** start DATA EXTRACT **
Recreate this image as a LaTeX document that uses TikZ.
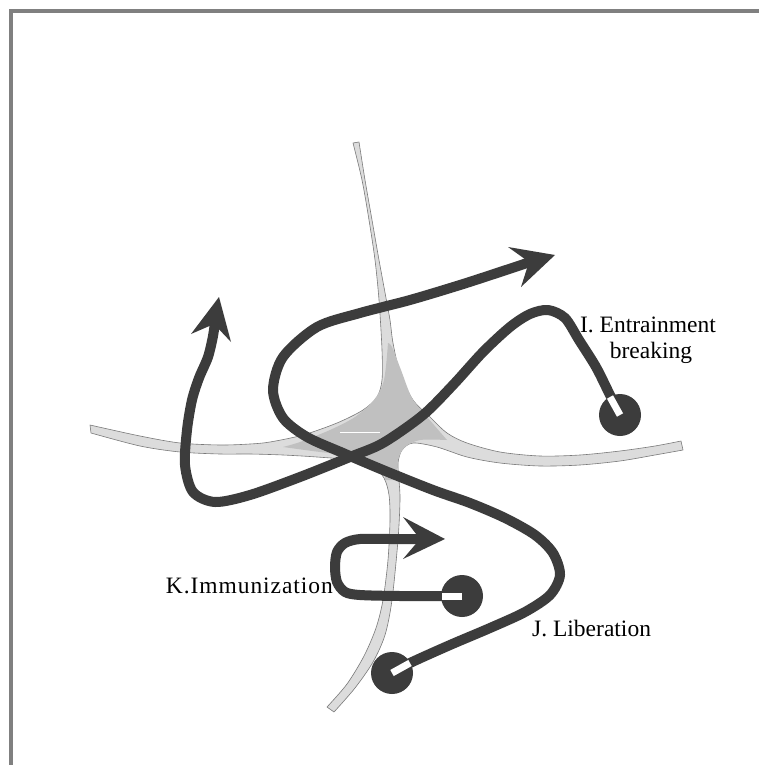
\documentclass[tikz,border=0pt]{standalone}
\usepackage{fontspec}
\setmainfont{Liberation Serif}
\definecolor{ink}{HTML}{3C3C3C}
\definecolor{chanfill}{HTML}{DCDCDC}
\definecolor{corefill}{HTML}{C0C0C0}
\definecolor{chanedge}{HTML}{7A7A7A}
\definecolor{framegray}{HTML}{808080}
\begin{document}
\begin{tikzpicture}[x=1pt,y=-1pt,
  chan/.style={fill=chanfill, draw=chanedge, line width=0.6pt, line join=round},
  core/.style={fill=corefill},
  track/.style={draw=ink, line width=10pt, line cap=butt, line join=round},
  head/.style={fill=ink},
  well/.style={fill=ink},
  tab/.style={draw=white, line width=7pt, line cap=butt},
  lbl/.style={font=\fontsize{23.5}{27}\selectfont, text=black, inner sep=0pt}
]
\useasboundingbox (0,0) rectangle (759,765);
\fill[white] (0,0) rectangle (759,765);

% frame on the top and left edges
\draw[framegray, line width=4pt] (11.3,765) -- (11.3,11.3) -- (759,11.3);

% four channels meeting at a junction
\path[chan]
  plot[smooth] coordinates {(359,142) (365,180) (372,220) (379,260) (386,298) (390,320) (393,343) (400,373) (413,400) (430,417) (447,433) (467,443) (500,452) (540,456) (580,455) (620,451) (655,446) (681,441)}
  -- plot[smooth] coordinates {(683,450) (655,455) (620,461) (580,465) (540,466) (500,463) (467,457) (437,447) (413,443) (402,450) (398,463) (399,480) (400,500) (398,540) (392,600) (385,635) (373,662) (355,688) (334,712)}
  -- plot[smooth] coordinates {(327,707) (347,684) (364,656) (376,628) (383,600) (388,560) (390,520) (389,495) (384,478) (373,467) (350,460) (317,457) (283,455) (250,454) (220,454) (180,452) (140,446) (91,433)}
  -- plot[smooth] coordinates {(90,425) (140,436) (180,443) (220,445) (250,444) (270,442) (303,435) (337,423) (363,410) (377,397) (382,380) (382,350) (379,300) (375,260) (369,220) (362,180) (353,143)}
  -- cycle;

% darker core of the junction
\path[core]
  plot[smooth] coordinates {(388,343) (384,380) (374,400) (355,417) (330,430) (300,442) (283,447)}
  -- plot[smooth] coordinates {(283,447) (320,452) (355,456) (375,462) (384,472) (385,480)}
  -- plot[smooth] coordinates {(397,480) (398,460) (405,447) (420,440) (447,440)}
  -- plot[smooth] coordinates {(447,440) (428,418) (412,398) (401,370) (392,347) (388,343)}
  -- cycle;
\draw[white, line width=0.8pt] (340,432) -- (380,432);

% track I: entrainment breaking
\coordinate (wI) at (620,415);
\coordinate (tipI) at (219,297);
\draw[track] plot[smooth] coordinates {(620,415) (609,393) (596,367) (579,340) (565,318) (548,310) (530,314) (510,327) (483,352) (453,385) (423,415) (383,443) (350,457) (300,477) (250,495) (215,502) (193,492) (185,465) (187,430) (192,400) (199,378) (208,357) (213,336) (215.5,318)};
\fill[head] (tipI) -- (231,342) -- (214,324) -- (191,334) -- cycle;
\fill[well] (wI) circle[radius=21pt];
\draw[tab] (wI) -- (610,397);

% track J: liberation
\coordinate (wJ) at (392,673);
\coordinate (tipJ) at (555,255);
\draw[track] plot[smooth] coordinates {(392,673) (410,663) (450,645) (490,628) (525,612) (550,595) (560,575) (553,553) (535,535) (505,518) (470,503) (433,490) (383,470) (343,453) (307,437) (283,418) (273,390) (283,357) (317,327) (360,313) (410,300) (460,285) (500,272) (536,260)};
\fill[head] (tipJ) -- (508,247) -- (529,262) -- (521,287) -- cycle;
\fill[well] (wJ) circle[radius=21pt];
\draw[tab] (wJ) -- (410,663);

% track K: immunization
\coordinate (wK) at (462,596);
\coordinate (tipK) at (445,539);
\draw[track] plot[smooth] coordinates {(462,596) (400,596) (360,595) (345,592) (337,582) (335,567) (337,552) (345,543) (360,539) (390,539) (428,539)};
\fill[head] (tipK) -- (403,517) -- (420,539) -- (403,559) -- cycle;
\fill[well] (wK) circle[radius=21pt];
\draw[tab] (wK) -- (442,596);

% labels
\node[lbl, anchor=base] (labI1) at (648,332) {I. Entrainment};
\node[lbl, anchor=base] (labI2) at (651,358) {breaking};
\node[lbl, anchor=base west] (labJ) at (532,636) {J. Liberation};
\node[lbl, anchor=base east] (labK) at (333,593) {\addfontfeature{LetterSpace=4}K.Immunization};
\end{tikzpicture}
\end{document}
** end DATA EXTRACT **
TASK OBJECTIVE
Retype the listing exactly. Pictures do not belong in the copy.

WRITTEN REPLY
Recreate this image as a LaTeX document that uses TikZ.
\documentclass[tikz,border=0pt]{standalone}
\usepackage{fontspec}
\setmainfont{Liberation Serif}
\definecolor{ink}{HTML}{3C3C3C}
\definecolor{chanfill}{HTML}{DCDCDC}
\definecolor{corefill}{HTML}{C0C0C0}
\definecolor{chanedge}{HTML}{7A7A7A}
\definecolor{framegray}{HTML}{808080}
\begin{document}
\begin{tikzpicture}[x=1pt,y=-1pt,
  chan/.style={fill=chanfill, draw=chanedge, line width=0.6pt, line join=round},
  core/.style={fill=corefill},
  track/.style={draw=ink, line width=10pt, line cap=butt, line join=round},
  head/.style={fill=ink},
  well/.style={fill=ink},
  tab/.style={draw=white, line width=7pt, line cap=butt},
  lbl/.style={font=\fontsize{23.5}{27}\selectfont, text=black, inner sep=0pt}
]
\useasboundingbox (0,0) rectangle (759,765);
\fill[white] (0,0) rectangle (759,765);

% frame on the top and left edges
\draw[framegray, line width=4pt] (11.3,765) -- (11.3,11.3) -- (759,11.3);

% four channels meeting at a junction
\path[chan]
  plot[smooth] coordinates {(359,142) (365,180) (372,220) (379,260) (386,298) (390,320) (393,343) (400,373) (413,400) (430,417) (447,433) (467,443) (500,452) (540,456) (580,455) (620,451) (655,446) (681,441)}
  -- plot[smooth] coordinates {(683,450) (655,455) (620,461) (580,465) (540,466) (500,463) (467,457) (437,447) (413,443) (402,450) (398,463) (399,480) (400,500) (398,540) (392,600) (385,635) (373,662) (355,688) (334,712)}
  -- plot[smooth] coordinates {(327,707) (347,684) (364,656) (376,628) (383,600) (388,560) (390,520) (389,495) (384,478) (373,467) (350,460) (317,457) (283,455) (250,454) (220,454) (180,452) (140,446) (91,433)}
  -- plot[smooth] coordinates {(90,425) (140,436) (180,443) (220,445) (250,444) (270,442) (303,435) (337,423) (363,410) (377,397) (382,380) (382,350) (379,300) (375,260) (369,220) (362,180) (353,143)}
  -- cycle;

% darker core of the junction
\path[core]
  plot[smooth] coordinates {(388,343) (384,380) (374,400) (355,417) (330,430) (300,442) (283,447)}
  -- plot[smooth] coordinates {(283,447) (320,452) (355,456) (375,462) (384,472) (385,480)}
  -- plot[smooth] coordinates {(397,480) (398,460) (405,447) (420,440) (447,440)}
  -- plot[smooth] coordinates {(447,440) (428,418) (412,398) (401,370) (392,347) (388,343)}
  -- cycle;
\draw[white, line width=0.8pt] (340,432) -- (380,432);

% track I: entrainment breaking
\coordinate (wI) at (620,415);
\coordinate (tipI) at (219,297);
\draw[track] plot[smooth] coordinates {(620,415) (609,393) (596,367) (579,340) (565,318) (548,310) (530,314) (510,327) (483,352) (453,385) (423,415) (383,443) (350,457) (300,477) (250,495) (215,502) (193,492) (185,465) (187,430) (192,400) (199,378) (208,357) (213,336) (215.5,318)};
\fill[head] (tipI) -- (231,342) -- (214,324) -- (191,334) -- cycle;
\fill[well] (wI) circle[radius=21pt];
\draw[tab] (wI) -- (610,397);

% track J: liberation
\coordinate (wJ) at (392,673);
\coordinate (tipJ) at (555,255);
\draw[track] plot[smooth] coordinates {(392,673) (410,663) (450,645) (490,628) (525,612) (550,595) (560,575) (553,553) (535,535) (505,518) (470,503) (433,490) (383,470) (343,453) (307,437) (283,418) (273,390) (283,357) (317,327) (360,313) (410,300) (460,285) (500,272) (536,260)};
\fill[head] (tipJ) -- (508,247) -- (529,262) -- (521,287) -- cycle;
\fill[well] (wJ) circle[radius=21pt];
\draw[tab] (wJ) -- (410,663);

% track K: immunization
\coordinate (wK) at (462,596);
\coordinate (tipK) at (445,539);
\draw[track] plot[smooth] coordinates {(462,596) (400,596) (360,595) (345,592) (337,582) (335,567) (337,552) (345,543) (360,539) (390,539) (428,539)};
\fill[head] (tipK) -- (403,517) -- (420,539) -- (403,559) -- cycle;
\fill[well] (wK) circle[radius=21pt];
\draw[tab] (wK) -- (442,596);

% labels
\node[lbl, anchor=base] (labI1) at (648,332) {I. Entrainment};
\node[lbl, anchor=base] (labI2) at (651,358) {breaking};
\node[lbl, anchor=base west] (labJ) at (532,636) {J. Liberation};
\node[lbl, anchor=base east] (labK) at (333,593) {\addfontfeature{LetterSpace=4}K.Immunization};
\end{tikzpicture}
\end{document}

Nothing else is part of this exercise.